Direction:
In the records below, find the line with "Write a Python" and the line with "markeredgewidth=0.8, label=n)"; return exactly those lines and every line between them.

Material shown:
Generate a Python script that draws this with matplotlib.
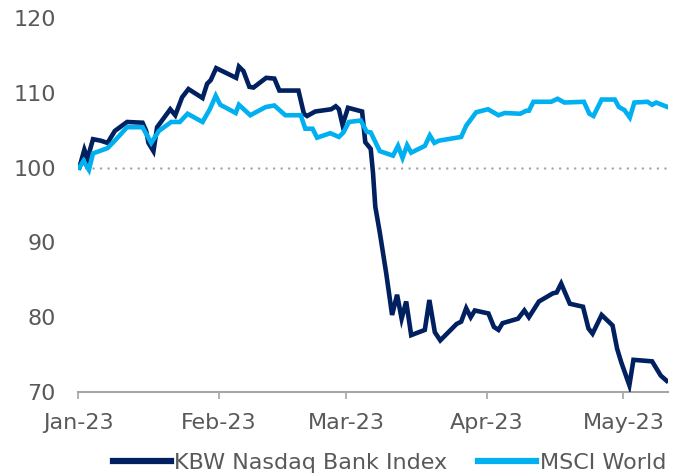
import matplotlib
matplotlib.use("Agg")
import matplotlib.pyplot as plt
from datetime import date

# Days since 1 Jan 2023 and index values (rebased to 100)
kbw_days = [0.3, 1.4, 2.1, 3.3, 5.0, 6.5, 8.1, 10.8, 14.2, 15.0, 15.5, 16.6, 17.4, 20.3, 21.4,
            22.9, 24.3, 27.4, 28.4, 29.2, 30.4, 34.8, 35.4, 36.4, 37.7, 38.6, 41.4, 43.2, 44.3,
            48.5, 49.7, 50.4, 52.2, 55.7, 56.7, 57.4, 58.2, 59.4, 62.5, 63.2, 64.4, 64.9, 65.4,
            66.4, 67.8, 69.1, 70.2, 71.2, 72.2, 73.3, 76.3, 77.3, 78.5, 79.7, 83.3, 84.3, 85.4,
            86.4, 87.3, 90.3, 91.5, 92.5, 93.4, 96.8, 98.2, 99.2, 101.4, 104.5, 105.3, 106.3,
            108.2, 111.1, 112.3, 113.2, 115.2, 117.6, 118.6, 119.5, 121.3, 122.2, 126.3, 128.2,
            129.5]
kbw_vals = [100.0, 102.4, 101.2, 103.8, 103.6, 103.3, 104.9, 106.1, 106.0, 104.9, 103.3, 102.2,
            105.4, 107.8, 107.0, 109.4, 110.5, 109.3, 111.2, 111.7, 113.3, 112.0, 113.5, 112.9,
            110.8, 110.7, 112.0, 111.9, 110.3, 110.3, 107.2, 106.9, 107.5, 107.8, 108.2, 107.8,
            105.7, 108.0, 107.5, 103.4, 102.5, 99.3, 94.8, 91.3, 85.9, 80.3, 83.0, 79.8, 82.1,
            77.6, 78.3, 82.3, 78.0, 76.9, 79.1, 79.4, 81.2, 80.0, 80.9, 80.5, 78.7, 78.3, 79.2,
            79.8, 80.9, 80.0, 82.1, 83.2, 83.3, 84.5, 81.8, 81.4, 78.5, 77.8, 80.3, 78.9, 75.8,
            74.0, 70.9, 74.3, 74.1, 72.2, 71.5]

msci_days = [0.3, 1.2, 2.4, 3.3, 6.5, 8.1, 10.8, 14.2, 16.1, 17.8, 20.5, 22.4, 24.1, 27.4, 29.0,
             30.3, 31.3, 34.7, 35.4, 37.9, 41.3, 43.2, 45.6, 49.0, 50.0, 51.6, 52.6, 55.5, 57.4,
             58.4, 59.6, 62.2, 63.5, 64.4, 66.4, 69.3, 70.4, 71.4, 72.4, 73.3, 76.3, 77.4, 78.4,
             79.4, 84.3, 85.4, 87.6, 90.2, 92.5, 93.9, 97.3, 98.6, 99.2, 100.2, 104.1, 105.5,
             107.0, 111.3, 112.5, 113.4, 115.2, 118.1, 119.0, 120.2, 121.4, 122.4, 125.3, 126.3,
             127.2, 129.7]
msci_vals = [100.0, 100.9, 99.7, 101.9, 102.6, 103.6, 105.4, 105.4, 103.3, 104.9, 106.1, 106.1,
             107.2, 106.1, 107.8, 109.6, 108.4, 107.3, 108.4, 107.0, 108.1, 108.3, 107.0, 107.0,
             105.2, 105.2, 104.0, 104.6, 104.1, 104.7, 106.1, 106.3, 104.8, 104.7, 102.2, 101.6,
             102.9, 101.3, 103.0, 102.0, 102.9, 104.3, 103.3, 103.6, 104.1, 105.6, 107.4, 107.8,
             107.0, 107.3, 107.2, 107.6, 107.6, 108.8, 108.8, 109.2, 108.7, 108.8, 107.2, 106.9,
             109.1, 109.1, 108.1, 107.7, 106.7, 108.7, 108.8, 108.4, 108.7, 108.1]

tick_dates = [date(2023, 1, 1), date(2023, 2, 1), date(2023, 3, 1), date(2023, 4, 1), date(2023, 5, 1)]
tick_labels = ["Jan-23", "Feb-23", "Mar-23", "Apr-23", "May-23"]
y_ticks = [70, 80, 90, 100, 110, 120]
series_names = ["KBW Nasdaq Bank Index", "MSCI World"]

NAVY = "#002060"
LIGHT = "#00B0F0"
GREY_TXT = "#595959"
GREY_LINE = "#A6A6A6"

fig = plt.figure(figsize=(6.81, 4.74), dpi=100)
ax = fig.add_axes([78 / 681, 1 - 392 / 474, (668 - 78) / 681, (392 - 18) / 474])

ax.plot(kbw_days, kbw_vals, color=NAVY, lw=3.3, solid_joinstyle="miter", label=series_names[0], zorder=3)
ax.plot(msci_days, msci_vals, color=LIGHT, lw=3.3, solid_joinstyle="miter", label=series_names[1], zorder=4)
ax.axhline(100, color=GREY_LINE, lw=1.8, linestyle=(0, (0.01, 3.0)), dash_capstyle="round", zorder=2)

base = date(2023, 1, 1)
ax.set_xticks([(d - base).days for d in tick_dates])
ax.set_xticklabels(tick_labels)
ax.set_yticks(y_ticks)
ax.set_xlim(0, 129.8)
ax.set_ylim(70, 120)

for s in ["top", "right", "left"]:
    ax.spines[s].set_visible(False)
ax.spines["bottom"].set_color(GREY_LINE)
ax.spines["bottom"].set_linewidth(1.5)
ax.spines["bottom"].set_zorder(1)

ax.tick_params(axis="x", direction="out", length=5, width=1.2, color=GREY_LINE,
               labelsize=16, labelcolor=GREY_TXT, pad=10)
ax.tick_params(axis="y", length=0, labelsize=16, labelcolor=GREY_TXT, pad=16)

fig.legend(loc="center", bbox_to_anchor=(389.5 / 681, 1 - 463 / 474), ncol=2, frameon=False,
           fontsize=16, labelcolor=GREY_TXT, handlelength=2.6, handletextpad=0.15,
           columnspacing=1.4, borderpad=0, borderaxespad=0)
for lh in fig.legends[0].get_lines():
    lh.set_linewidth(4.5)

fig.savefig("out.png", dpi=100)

--

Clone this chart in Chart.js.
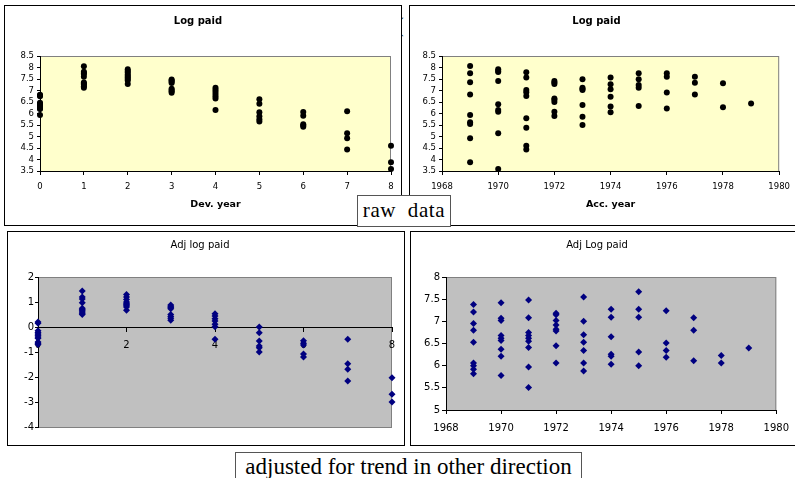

* * *

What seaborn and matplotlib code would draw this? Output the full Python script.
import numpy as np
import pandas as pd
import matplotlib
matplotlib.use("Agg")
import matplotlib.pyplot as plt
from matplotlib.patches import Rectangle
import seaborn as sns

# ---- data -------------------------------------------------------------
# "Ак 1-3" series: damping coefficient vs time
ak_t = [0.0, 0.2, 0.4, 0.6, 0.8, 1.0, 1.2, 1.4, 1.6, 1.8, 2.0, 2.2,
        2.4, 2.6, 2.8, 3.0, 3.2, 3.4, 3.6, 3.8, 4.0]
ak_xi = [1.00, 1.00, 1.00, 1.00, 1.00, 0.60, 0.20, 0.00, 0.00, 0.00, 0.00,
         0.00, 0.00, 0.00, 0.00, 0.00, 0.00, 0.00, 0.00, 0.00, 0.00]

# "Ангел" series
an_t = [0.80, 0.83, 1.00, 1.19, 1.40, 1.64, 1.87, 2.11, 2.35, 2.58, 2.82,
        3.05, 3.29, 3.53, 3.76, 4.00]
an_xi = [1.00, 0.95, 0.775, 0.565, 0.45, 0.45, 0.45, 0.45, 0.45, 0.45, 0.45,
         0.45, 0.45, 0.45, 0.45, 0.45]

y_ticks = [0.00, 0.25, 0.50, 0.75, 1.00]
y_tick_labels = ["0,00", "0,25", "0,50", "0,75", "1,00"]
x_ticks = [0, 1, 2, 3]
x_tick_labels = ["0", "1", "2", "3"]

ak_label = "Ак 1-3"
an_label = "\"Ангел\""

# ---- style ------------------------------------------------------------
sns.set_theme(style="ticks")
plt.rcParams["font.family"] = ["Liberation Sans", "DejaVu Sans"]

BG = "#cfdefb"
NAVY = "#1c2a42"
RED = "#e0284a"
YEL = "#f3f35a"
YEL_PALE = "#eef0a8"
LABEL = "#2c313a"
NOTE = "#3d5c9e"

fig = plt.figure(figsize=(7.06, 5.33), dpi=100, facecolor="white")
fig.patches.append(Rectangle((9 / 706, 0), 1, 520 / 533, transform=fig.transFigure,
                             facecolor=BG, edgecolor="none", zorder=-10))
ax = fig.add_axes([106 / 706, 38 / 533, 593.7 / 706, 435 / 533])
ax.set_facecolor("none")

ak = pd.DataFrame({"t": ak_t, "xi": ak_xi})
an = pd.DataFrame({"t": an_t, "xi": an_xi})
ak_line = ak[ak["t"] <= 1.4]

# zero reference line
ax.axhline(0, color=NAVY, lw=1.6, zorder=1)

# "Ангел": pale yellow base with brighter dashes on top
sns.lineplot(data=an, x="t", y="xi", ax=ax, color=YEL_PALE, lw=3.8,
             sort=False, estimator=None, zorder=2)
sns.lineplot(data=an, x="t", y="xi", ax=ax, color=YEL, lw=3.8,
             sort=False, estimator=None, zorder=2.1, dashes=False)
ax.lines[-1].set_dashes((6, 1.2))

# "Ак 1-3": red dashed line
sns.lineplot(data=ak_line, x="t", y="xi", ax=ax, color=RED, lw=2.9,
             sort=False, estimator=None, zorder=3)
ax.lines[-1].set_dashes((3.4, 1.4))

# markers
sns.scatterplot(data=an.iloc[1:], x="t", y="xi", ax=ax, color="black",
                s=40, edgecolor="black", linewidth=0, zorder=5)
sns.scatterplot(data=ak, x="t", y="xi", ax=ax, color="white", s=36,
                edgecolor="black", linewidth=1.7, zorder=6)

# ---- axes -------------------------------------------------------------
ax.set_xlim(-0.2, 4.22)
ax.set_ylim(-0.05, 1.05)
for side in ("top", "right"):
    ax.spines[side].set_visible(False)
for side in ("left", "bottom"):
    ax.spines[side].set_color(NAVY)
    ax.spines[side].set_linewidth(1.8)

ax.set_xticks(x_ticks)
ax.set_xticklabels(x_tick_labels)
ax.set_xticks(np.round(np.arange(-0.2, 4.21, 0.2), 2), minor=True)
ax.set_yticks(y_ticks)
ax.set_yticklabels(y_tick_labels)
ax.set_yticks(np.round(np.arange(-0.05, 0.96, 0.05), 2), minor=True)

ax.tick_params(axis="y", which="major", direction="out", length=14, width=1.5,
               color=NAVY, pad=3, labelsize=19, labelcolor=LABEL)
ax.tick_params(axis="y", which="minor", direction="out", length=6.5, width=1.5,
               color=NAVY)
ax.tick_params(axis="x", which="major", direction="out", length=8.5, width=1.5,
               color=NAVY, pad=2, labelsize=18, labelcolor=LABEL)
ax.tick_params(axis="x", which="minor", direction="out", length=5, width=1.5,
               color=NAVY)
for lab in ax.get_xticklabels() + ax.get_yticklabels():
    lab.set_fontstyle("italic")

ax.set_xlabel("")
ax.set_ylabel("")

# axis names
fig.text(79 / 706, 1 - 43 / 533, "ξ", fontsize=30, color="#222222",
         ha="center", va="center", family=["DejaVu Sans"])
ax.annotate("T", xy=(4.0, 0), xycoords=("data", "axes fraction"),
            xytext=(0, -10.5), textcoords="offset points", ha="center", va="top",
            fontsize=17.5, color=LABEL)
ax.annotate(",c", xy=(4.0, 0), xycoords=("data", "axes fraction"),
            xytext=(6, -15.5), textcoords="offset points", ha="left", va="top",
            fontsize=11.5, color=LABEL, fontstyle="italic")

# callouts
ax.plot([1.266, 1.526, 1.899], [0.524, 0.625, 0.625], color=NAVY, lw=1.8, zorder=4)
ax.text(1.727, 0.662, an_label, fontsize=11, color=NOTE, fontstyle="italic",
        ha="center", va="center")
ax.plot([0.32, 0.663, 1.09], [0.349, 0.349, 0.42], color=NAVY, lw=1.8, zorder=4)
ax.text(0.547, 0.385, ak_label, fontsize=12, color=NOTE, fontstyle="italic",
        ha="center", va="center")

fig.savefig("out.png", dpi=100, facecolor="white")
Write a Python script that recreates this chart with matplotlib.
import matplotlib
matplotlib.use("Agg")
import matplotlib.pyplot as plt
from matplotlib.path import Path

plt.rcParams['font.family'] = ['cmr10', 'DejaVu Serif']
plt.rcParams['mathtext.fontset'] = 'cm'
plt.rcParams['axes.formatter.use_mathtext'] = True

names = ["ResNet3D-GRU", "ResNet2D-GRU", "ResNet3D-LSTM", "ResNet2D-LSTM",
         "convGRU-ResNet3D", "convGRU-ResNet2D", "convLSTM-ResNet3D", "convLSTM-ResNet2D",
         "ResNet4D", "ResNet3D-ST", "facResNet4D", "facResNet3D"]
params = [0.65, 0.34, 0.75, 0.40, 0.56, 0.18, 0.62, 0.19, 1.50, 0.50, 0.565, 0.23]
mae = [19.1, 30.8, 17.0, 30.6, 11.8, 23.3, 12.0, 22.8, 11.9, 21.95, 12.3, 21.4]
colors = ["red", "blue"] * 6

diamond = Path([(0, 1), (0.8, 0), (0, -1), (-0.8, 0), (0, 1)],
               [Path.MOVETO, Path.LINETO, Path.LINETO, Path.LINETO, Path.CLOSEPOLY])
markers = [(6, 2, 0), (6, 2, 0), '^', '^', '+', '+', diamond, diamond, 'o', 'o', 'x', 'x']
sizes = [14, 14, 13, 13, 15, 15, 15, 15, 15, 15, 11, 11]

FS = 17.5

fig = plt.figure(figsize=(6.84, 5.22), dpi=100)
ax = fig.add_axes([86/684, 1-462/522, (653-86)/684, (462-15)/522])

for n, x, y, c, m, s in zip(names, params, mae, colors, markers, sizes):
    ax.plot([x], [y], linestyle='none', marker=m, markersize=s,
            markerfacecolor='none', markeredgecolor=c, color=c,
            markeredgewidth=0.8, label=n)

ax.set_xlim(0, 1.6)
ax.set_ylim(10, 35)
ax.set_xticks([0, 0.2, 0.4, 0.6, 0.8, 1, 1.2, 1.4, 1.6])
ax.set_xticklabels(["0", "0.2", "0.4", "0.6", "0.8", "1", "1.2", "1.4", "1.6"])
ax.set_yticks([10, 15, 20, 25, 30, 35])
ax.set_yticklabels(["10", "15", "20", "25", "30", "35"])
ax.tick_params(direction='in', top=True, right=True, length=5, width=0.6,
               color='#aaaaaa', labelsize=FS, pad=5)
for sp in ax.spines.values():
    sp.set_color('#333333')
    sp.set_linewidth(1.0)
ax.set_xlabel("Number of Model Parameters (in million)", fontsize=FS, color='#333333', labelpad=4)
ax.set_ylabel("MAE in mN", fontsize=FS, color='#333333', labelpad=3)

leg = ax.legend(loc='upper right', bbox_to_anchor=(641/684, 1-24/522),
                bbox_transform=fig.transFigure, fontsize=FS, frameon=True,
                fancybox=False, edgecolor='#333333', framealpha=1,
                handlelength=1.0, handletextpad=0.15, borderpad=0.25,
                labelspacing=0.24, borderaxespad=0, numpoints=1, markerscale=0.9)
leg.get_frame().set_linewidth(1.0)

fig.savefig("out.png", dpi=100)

Exercise result:
Write a Python script that recreates this chart with matplotlib.
import matplotlib
matplotlib.use("Agg")
import matplotlib.pyplot as plt
from matplotlib.path import Path

plt.rcParams['font.family'] = ['cmr10', 'DejaVu Serif']
plt.rcParams['mathtext.fontset'] = 'cm'
plt.rcParams['axes.formatter.use_mathtext'] = True

names = ["ResNet3D-GRU", "ResNet2D-GRU", "ResNet3D-LSTM", "ResNet2D-LSTM",
         "convGRU-ResNet3D", "convGRU-ResNet2D", "convLSTM-ResNet3D", "convLSTM-ResNet2D",
         "ResNet4D", "ResNet3D-ST", "facResNet4D", "facResNet3D"]
params = [0.65, 0.34, 0.75, 0.40, 0.56, 0.18, 0.62, 0.19, 1.50, 0.50, 0.565, 0.23]
mae = [19.1, 30.8, 17.0, 30.6, 11.8, 23.3, 12.0, 22.8, 11.9, 21.95, 12.3, 21.4]
colors = ["red", "blue"] * 6

diamond = Path([(0, 1), (0.8, 0), (0, -1), (-0.8, 0), (0, 1)],
               [Path.MOVETO, Path.LINETO, Path.LINETO, Path.LINETO, Path.CLOSEPOLY])
markers = [(6, 2, 0), (6, 2, 0), '^', '^', '+', '+', diamond, diamond, 'o', 'o', 'x', 'x']
sizes = [14, 14, 13, 13, 15, 15, 15, 15, 15, 15, 11, 11]

FS = 17.5

fig = plt.figure(figsize=(6.84, 5.22), dpi=100)
ax = fig.add_axes([86/684, 1-462/522, (653-86)/684, (462-15)/522])

for n, x, y, c, m, s in zip(names, params, mae, colors, markers, sizes):
    ax.plot([x], [y], linestyle='none', marker=m, markersize=s,
            markerfacecolor='none', markeredgecolor=c, color=c,
            markeredgewidth=0.8, label=n)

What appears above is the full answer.